The Tell-tale Heart, Edgar Allan Poe

Rated: 5/5

Plot

The story starts with the narrator saying he is not mad; as if someone accused him of being so. He also vaguely mentions a ‘disease’, which could probably be the reason but does not elaborate any further.

But why will you say that I am mad? The disease had sharpened my senses-not destroyed-not dulled them.

Throughout the story he repeats again and again that he is not mad. But, this unnamed man is also responsible for murdering a man just because his ‘Vulture eye’ frightened him.

He reasons with the audience (I’m assuming it’s the audience since he keeps referring to the other person as “you”, when there’s no one there. BUT, it could also be an imaginary person.) that his reasons for killing this man were valid. The madman goes on to talk about how kindly he treated the man a week before he killed him.

Madmen know nothing….

You should have seen how wisely I proceeded- with what caution-with what foresight-with what dissimulation I went to work! I was never kinder to the old man than during the whole week before I killed him.

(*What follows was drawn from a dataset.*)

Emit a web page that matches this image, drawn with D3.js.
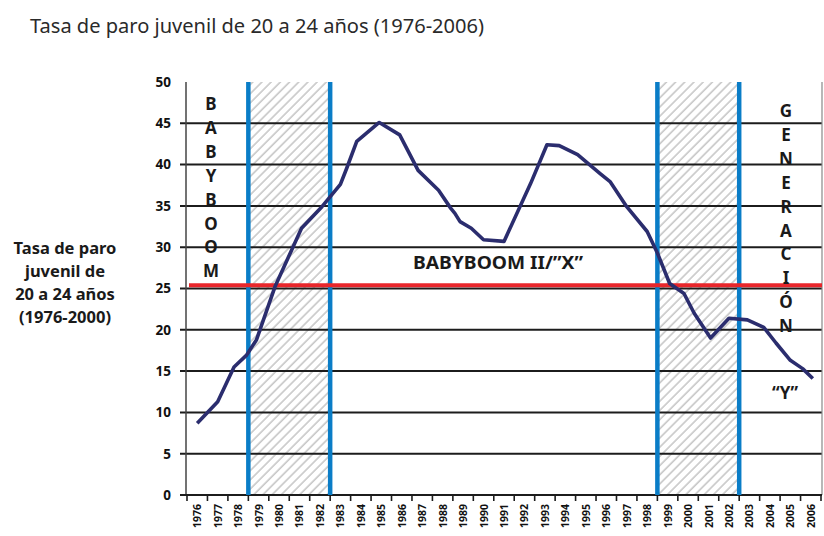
<!DOCTYPE html>
<html>
<head>
<meta charset="utf-8">
<script src="https://cdn.jsdelivr.net/npm/d3@7"></script>
<style>
  body { margin: 0; background: #fff; }
  text { font-family: 'Noto Sans', sans-serif; }
</style>
</head>
<body>
<div id="graf"></div>
<script>
// Datos
const anios = [1976, 1977, 1978, 1979, 1980, 1981, 1982, 1983, 1984, 1985, 1986,
  1987, 1988, 1989, 1990, 1991, 1992, 1993, 1994, 1995, 1996, 1997, 1998, 1999,
  2000, 2001, 2002, 2003, 2004, 2005, 2006]

// periodo (año con decimales) y tasa de paro
const periodo = [1976.0, 1977.0, 1977.8, 1978.4, 1978.9, 1979.8, 1981.1, 1982.1,
  1983.0, 1983.3, 1983.8, 1984.9, 1985.9, 1986.8, 1987.8, 1988.4, 1988.6, 1988.85,
  1989.4, 1990.0, 1991.0, 1992.3, 1993.1, 1993.7, 1994.6, 1995.7, 1996.2, 1997.0,
  1998.0, 1998.5, 1999.1, 1999.8, 2000.3, 2001.1, 2002.0, 2002.9, 2003.7, 2004.3,
  2005.0, 2005.6, 2006.1]
const tasa = [8.7, 11.3, 15.5, 16.9, 18.8, 25.2, 32.3, 34.9,
  37.6, 39.5, 42.8, 45.1, 43.6, 39.3, 36.9, 34.7, 34.1, 33.1,
  32.3, 30.9, 30.7, 37.7, 42.4, 42.3, 41.2, 38.9, 37.9, 34.9,
  31.9, 29.3, 25.6, 24.4, 22.0, 19.0, 21.4, 21.2, 20.3, 18.4,
  16.3, 15.3, 14.1]

const yTicks = [0, 5, 10, 15, 20, 25, 30, 35, 40, 45, 50]
const gridValores = [5, 10, 15, 20, 25, 30, 35, 40, 45]
const umbral = 25.4
// periodos sombreados [inicio, fin)
const periodosInicio = [1979, 1999]
const periodosFin = [1983, 2003]

const titulo = 'Tasa de paro juvenil de 20 a 24 años (1976-2006)'
const etiquetaY = ['Tasa de paro', 'juvenil de', '20 a 24 años', '(1976-2000)']
const generacion1 = 'BABYBOOM'
const generacion2 = 'BABYBOOM II/\u201DX\u201D'
const generacion3 = 'GENERACIÓN'
const generacion4 = '\u201CY\u201D'

// Dimensiones
const anchoTotal = 824
const altoTotal = 536
const margins = { top: 82, right: 3, bottom: 41, left: 187 }
const ancho = anchoTotal - margins.left - margins.right
const alto = altoTotal - margins.top - margins.bottom

const svg = d3.select('#graf').append('svg')
  .attr('width', anchoTotal)
  .attr('height', altoTotal)

const defs = svg.append('defs')
const patron = defs.append('pattern')
  .attr('id', 'rayado')
  .attr('patternUnits', 'userSpaceOnUse')
  .attr('width', 6.5)
  .attr('height', 6.5)
  .attr('patternTransform', 'rotate(45)')
patron.append('line')
  .attr('x1', 1).attr('y1', 0).attr('x2', 1).attr('y2', 6.5)
  .attr('stroke', '#adadad')
  .attr('stroke-width', 1.1)

// Título
svg.append('text')
  .attr('x', 30)
  .attr('y', 33)
  .attr('font-size', 20)
  .attr('fill', '#2a2a2a')
  .attr('textLength', 454)
  .attr('lengthAdjust', 'spacingAndGlyphs')
  .text(titulo)

// Etiqueta del eje Y
svg.append('g')
  .selectAll('text')
  .data(etiquetaY)
  .join('text')
  .attr('x', 65)
  .attr('y', (d, i) => 254 + i * 23)
  .attr('text-anchor', 'middle')
  .attr('font-size', 16.5)
  .attr('font-weight', 'bold')
  .attr('fill', '#1a1a1a')
  .text(d => d)

const g = svg.append('g')
  .attr('transform', `translate(${margins.left}, ${margins.top})`)

// Escaladores
const x = d3.scaleBand()
  .domain(anios)
  .range([0, ancho])
const xt = d3.scaleLinear()
  .domain([anios[0] - 0.5, anios[anios.length - 1] + 0.5])
  .range([0, ancho])
const y = d3.scaleLinear()
  .domain([0, 50])
  .range([alto, 0])

// Periodos sombreados
const periodos = periodosInicio.map((d, i) => [d, periodosFin[i]])
g.append('g')
  .selectAll('rect')
  .data(periodos)
  .join('rect')
  .attr('x', d => x(d[0]))
  .attr('y', y(50))
  .attr('width', d => x(d[1]) - x(d[0]))
  .attr('height', y(0) - y(50))
  .attr('fill', 'url(#rayado)')

// Líneas horizontales
g.append('g')
  .selectAll('line')
  .data(gridValores)
  .join('line')
  .attr('x1', -7)
  .attr('x2', ancho + 1)
  .attr('y1', d => y(d))
  .attr('y2', d => y(d))
  .attr('stroke', '#1c1c1c')
  .attr('stroke-width', 2)

// Eje Y
g.append('line')
  .attr('x1', -1).attr('x2', -1)
  .attr('y1', y(50)).attr('y2', y(0))
  .attr('stroke', '#444')
  .attr('stroke-width', 1.5)
g.append('line')
  .attr('x1', ancho + 1).attr('x2', ancho + 1)
  .attr('y1', y(50)).attr('y2', y(0))
  .attr('stroke', '#888')
  .attr('stroke-width', 1.2)

g.append('g')
  .selectAll('text')
  .data(yTicks)
  .join('text')
  .attr('x', -16)
  .attr('y', d => y(d))
  .attr('dy', '0.36em')
  .attr('text-anchor', 'end')
  .attr('font-size', 13.5)
  .attr('font-weight', 'bold')
  .attr('fill', '#111')
  .text(d => d)

// Eje X
g.append('line')
  .attr('x1', -7).attr('x2', ancho + 1)
  .attr('y1', y(0)).attr('y2', y(0))
  .attr('stroke', '#1c1c1c')
  .attr('stroke-width', 2.2)

const limites = anios.map(d => x(d)).concat([ancho])
g.append('g')
  .selectAll('line')
  .data(limites)
  .join('line')
  .attr('x1', d => d).attr('x2', d => d)
  .attr('y1', y(0)).attr('y2', y(0) + 6)
  .attr('stroke', '#1c1c1c')
  .attr('stroke-width', 1.6)

g.append('g')
  .selectAll('text')
  .data(anios)
  .join('text')
  .attr('transform', d => `translate(${x(d) + x.bandwidth() / 2 + 4}, ${y(0) + 9}) rotate(-90)`)
  .attr('text-anchor', 'end')
  .attr('font-size', 10.5)
  .attr('font-weight', 'bold')
  .attr('fill', '#111')
  .text(d => d)

// Líneas azules
const bordes = periodosInicio.concat(periodosFin)
g.append('g')
  .selectAll('line')
  .data(bordes)
  .join('line')
  .attr('x1', d => x(d)).attr('x2', d => x(d))
  .attr('y1', y(50)).attr('y2', y(0))
  .attr('stroke', '#0a7dc7')
  .attr('stroke-width', 4.5)

// Línea roja
g.append('line')
  .attr('x1', 2).attr('x2', ancho + 1)
  .attr('y1', y(umbral)).attr('y2', y(umbral))
  .attr('stroke', '#e8262b')
  .attr('stroke-width', 4)

// Textos de generaciones
const letras = (texto, cx, y0) => g.append('g')
  .selectAll('text')
  .data(texto.split(''))
  .join('text')
  .attr('x', cx)
  .attr('y', (d, i) => y0 + i * 23.9)
  .attr('text-anchor', 'middle')
  .attr('font-size', 17)
  .attr('font-weight', 'bold')
  .attr('fill', '#1a1a1a')
  .text(d => d)

letras(generacion1, 211 - margins.left, 110 - margins.top)
letras(generacion3, 786 - margins.left, 117 - margins.top)

g.append('text')
  .attr('x', 498 - margins.left)
  .attr('y', 269 - margins.top)
  .attr('text-anchor', 'middle')
  .attr('font-size', 17)
  .attr('font-weight', 'bold')
  .attr('fill', '#1a1a1a')
  .attr('textLength', 170)
  .attr('lengthAdjust', 'spacingAndGlyphs')
  .text(generacion2)

g.append('text')
  .attr('x', 785 - margins.left)
  .attr('y', 399 - margins.top)
  .attr('text-anchor', 'middle')
  .attr('font-size', 17)
  .attr('font-weight', 'bold')
  .attr('fill', '#1a1a1a')
  .text(generacion4)

// Serie
const datos = periodo.map((d, i) => ({ periodo: d, tasa: tasa[i] }))
const linea = d3.line()
  .x(d => xt(d.periodo))
  .y(d => y(d.tasa))
  .curve(d3.curveLinear)

g.append('path')
  .datum(datos)
  .attr('d', linea)
  .attr('fill', 'none')
  .attr('stroke', '#2b2d6e')
  .attr('stroke-width', 3.6)
  .attr('stroke-linejoin', 'round')
</script>
</body>
</html>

In reality, every night he looked upon that man while he slept and would shine his lantern at the old man’s ‘Evil Eye’ every night waiting for him to open it.  

After he ends up murdering the man, he happily explains the process of hiding the body and remarks how careful he had been.

There was nothing to wash out-no stain of any kind-no blood-spot whatever. I had been too wary for that. a tub had caught all- ha! ha!

So much so, that when the police come to his house suspecting suspicious activity (the neighbors called them when they heard a noise), he invites them in the house and makes them sit in the room where he killed the man! He placed his own chair right on the spot where he hid the corpse. All this time, he is so full of conceit.

Even till the end of the story, it looks as if he has no remorse. He looks completely at ease and happy. But this changes when he begin to hear a ringing sound. Gradually this sound escalated to a full -blown sound resembling the beating of a heart. Only he seems to be able to hear this.

Yet the sound increased -and what could I do? It was a low, dull, quick sound-much such a sound as a watch makes when enveloped with cotton. I gasped for breath-yet the officers heard it not.

Throughout the story, he tries his best to hide his immoral deed and even seeks to convince himself and the audience that he does not feel any guilt over his actions. He rationalizes his every move. But, in the end his guilt is apparent, and he ends up shouting his confession at the police officers.

Review

I loved the short story. Especially how the narrator rationalized his every action, however twisted and wrong it may seem to us (or ‘you’, according to the narrator). The most prominent characteristic of the narrator was how paranoid he was. He killed an innocent man because he was paranoid, and he confessed because he was paranoid that he could still hear the dead man’s heart beating. With this ending, the story came full circle for me even though I know the ending was a moral one, that bad deeds cannot be hidden.